--- Required work ---
Pick out all lines of the entries that include the word "chart" and copy them.

--- Excerpted data ---
※ ※ ※
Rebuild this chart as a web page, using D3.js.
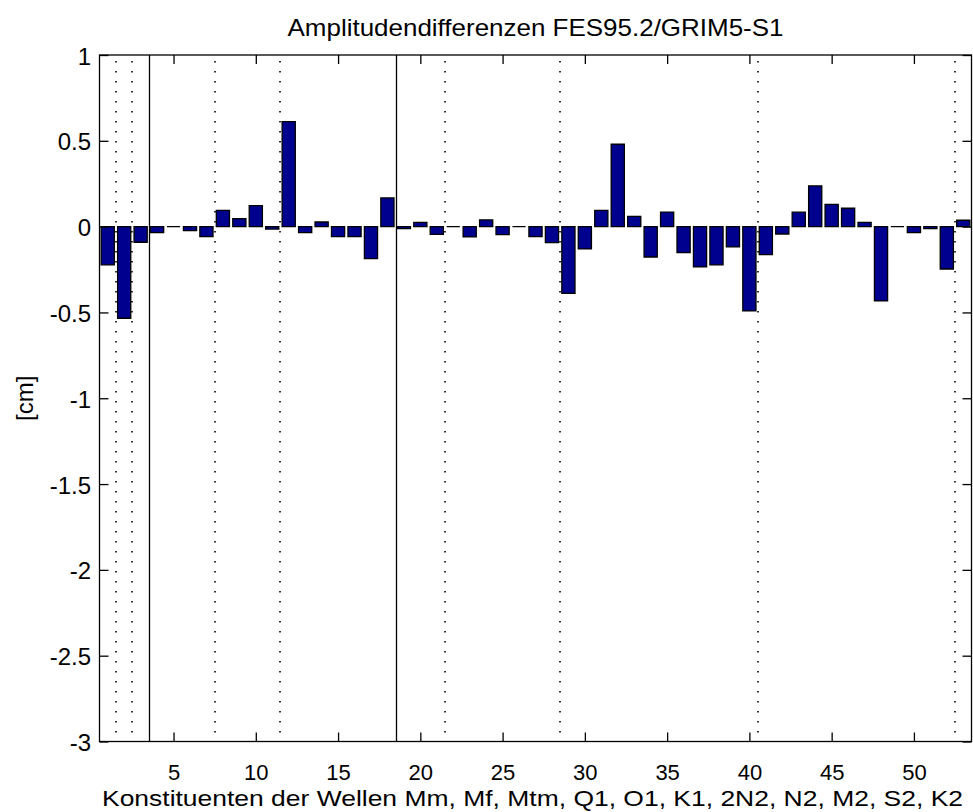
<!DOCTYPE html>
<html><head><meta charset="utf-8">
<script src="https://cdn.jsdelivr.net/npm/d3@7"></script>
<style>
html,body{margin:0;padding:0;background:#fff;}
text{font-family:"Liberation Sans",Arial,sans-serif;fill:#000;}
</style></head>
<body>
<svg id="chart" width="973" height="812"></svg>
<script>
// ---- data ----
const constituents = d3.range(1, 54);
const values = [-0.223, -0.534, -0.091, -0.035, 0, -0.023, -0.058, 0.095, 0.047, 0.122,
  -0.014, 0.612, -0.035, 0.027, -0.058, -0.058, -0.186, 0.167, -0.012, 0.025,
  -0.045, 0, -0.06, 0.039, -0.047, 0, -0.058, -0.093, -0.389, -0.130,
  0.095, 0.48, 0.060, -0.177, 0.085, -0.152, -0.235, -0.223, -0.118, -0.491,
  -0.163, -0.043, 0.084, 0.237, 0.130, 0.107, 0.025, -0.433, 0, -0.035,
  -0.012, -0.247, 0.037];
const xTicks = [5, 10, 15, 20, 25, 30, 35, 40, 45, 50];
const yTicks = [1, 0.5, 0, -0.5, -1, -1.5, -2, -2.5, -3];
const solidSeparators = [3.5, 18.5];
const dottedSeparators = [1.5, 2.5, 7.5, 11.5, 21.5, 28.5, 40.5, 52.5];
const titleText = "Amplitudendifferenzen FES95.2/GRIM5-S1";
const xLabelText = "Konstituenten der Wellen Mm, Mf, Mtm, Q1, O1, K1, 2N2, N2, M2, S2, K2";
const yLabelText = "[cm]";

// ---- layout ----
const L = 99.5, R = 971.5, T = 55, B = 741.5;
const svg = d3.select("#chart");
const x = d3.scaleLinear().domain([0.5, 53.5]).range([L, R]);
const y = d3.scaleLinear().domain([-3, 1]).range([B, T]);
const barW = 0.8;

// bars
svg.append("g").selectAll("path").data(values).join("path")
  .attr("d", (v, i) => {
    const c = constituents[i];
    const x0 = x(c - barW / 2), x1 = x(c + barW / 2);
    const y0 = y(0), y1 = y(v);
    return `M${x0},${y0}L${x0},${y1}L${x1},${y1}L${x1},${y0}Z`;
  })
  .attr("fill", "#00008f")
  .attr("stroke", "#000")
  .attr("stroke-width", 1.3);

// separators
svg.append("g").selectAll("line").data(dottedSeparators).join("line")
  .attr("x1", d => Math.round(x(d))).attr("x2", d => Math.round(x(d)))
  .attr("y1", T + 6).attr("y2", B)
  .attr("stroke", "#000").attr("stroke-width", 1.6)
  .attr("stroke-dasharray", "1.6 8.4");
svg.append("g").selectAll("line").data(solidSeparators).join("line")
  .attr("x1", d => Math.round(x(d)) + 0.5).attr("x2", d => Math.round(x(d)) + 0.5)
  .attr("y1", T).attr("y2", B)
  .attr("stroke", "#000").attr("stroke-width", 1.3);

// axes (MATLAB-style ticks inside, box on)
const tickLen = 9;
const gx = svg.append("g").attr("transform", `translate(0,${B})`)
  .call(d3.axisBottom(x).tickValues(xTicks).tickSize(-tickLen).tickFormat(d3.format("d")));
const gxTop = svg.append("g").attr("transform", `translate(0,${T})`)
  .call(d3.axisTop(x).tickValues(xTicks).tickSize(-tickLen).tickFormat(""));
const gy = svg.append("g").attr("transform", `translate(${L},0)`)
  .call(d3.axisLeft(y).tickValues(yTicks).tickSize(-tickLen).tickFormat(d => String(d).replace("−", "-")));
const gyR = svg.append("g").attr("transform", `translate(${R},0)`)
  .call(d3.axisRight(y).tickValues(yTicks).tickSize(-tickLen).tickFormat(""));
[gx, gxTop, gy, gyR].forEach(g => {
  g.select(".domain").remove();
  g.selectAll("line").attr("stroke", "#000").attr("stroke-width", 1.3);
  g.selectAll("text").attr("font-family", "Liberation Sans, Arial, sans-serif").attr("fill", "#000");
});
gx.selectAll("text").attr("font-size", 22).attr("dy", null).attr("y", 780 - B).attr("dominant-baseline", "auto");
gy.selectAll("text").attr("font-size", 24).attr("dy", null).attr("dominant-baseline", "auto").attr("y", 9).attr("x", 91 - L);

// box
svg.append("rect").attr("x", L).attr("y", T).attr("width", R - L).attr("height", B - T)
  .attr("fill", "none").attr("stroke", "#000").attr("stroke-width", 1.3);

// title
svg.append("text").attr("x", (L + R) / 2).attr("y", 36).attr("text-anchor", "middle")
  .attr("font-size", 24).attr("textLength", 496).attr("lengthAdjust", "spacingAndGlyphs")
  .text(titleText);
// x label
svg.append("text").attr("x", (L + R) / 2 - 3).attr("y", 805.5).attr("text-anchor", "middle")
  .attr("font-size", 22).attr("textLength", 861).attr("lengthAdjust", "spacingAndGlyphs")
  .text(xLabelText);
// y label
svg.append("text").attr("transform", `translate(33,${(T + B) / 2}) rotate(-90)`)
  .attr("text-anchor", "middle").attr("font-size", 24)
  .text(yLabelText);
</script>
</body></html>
※ ※ ※
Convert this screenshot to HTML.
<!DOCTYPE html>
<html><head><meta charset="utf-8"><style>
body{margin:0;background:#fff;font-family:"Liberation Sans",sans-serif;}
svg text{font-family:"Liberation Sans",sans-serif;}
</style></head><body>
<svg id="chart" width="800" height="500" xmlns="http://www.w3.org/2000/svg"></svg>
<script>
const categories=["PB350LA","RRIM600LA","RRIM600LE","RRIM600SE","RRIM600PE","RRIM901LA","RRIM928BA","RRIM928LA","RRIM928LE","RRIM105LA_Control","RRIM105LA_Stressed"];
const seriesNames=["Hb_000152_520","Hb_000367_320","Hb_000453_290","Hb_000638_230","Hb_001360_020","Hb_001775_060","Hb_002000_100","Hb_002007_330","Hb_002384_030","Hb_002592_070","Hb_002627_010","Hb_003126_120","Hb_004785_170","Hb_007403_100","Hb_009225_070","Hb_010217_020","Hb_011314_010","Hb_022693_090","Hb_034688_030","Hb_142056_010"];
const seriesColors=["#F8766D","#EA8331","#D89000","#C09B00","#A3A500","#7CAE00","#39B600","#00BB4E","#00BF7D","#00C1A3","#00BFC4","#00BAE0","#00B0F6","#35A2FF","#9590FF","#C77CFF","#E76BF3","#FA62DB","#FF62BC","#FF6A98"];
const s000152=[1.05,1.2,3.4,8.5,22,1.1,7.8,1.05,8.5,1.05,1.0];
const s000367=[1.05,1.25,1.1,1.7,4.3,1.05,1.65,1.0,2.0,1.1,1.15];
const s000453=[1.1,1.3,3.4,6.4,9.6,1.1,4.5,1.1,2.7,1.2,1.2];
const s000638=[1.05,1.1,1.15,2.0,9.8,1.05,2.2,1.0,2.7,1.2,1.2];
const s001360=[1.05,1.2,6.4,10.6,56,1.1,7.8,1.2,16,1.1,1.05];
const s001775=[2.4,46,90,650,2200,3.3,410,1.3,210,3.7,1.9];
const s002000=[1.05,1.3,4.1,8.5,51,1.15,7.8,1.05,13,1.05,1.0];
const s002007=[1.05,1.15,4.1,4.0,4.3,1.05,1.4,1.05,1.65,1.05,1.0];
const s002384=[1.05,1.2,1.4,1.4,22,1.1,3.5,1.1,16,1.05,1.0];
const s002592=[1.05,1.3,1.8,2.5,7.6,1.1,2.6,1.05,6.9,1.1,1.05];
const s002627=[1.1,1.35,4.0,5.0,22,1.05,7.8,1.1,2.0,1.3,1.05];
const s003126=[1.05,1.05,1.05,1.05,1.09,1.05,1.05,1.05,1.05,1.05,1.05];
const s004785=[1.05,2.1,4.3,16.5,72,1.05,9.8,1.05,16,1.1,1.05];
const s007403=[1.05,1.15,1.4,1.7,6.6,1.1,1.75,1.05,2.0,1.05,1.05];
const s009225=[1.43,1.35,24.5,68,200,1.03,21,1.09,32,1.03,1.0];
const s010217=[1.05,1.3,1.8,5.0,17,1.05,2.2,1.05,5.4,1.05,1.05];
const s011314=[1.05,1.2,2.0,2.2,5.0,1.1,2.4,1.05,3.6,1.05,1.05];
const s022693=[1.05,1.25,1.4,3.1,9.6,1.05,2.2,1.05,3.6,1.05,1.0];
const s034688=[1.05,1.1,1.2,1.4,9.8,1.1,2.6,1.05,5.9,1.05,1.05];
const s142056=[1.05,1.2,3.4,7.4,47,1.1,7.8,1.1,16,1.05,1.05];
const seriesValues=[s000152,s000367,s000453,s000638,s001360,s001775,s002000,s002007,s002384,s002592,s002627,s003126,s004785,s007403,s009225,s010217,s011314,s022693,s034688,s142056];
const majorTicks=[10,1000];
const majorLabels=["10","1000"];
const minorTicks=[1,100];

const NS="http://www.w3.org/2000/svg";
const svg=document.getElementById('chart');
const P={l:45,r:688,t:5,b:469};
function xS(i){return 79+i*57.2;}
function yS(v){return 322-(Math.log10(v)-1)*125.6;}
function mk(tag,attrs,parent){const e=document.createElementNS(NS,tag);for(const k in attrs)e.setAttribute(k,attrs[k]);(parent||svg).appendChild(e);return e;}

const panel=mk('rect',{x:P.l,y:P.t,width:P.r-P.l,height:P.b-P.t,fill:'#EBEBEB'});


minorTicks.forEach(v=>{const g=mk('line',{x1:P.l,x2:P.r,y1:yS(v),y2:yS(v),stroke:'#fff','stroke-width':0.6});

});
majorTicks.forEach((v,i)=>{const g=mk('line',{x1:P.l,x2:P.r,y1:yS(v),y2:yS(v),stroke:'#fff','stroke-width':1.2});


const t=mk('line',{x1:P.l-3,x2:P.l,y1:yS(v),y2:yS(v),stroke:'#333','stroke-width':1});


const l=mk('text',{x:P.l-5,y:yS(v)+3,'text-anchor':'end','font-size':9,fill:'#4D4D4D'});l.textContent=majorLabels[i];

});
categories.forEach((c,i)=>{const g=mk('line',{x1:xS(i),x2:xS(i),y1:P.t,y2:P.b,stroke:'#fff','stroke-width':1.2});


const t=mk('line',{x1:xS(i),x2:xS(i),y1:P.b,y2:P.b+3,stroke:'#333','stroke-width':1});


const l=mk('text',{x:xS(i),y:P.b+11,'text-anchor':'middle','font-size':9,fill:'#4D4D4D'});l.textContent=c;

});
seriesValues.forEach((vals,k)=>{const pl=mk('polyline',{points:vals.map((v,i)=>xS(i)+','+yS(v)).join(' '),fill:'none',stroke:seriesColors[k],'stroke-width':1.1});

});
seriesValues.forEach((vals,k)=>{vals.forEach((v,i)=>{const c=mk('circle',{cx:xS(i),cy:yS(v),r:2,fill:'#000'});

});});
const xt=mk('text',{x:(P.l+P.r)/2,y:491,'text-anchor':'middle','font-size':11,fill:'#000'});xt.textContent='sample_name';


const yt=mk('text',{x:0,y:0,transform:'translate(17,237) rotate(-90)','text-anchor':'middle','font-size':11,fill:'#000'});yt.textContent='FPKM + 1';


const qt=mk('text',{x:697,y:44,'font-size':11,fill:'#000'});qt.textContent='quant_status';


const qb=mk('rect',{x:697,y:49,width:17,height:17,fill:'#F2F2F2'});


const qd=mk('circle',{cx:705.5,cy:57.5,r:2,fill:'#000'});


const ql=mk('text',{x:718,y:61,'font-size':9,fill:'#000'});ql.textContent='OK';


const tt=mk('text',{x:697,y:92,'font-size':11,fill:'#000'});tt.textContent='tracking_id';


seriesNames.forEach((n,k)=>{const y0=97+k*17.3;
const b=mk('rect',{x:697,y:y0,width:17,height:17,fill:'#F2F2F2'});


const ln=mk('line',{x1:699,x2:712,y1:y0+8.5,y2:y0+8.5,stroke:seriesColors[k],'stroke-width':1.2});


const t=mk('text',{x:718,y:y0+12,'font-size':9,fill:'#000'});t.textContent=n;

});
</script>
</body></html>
※ ※ ※
--- Reply to the task ---
Rebuild this chart as a web page, using D3.js.
<svg id="chart" width="973" height="812"></svg>
const svg = d3.select("#chart");
<svg id="chart" width="800" height="500" xmlns="http://www.w3.org/2000/svg"></svg>
const svg=document.getElementById('chart');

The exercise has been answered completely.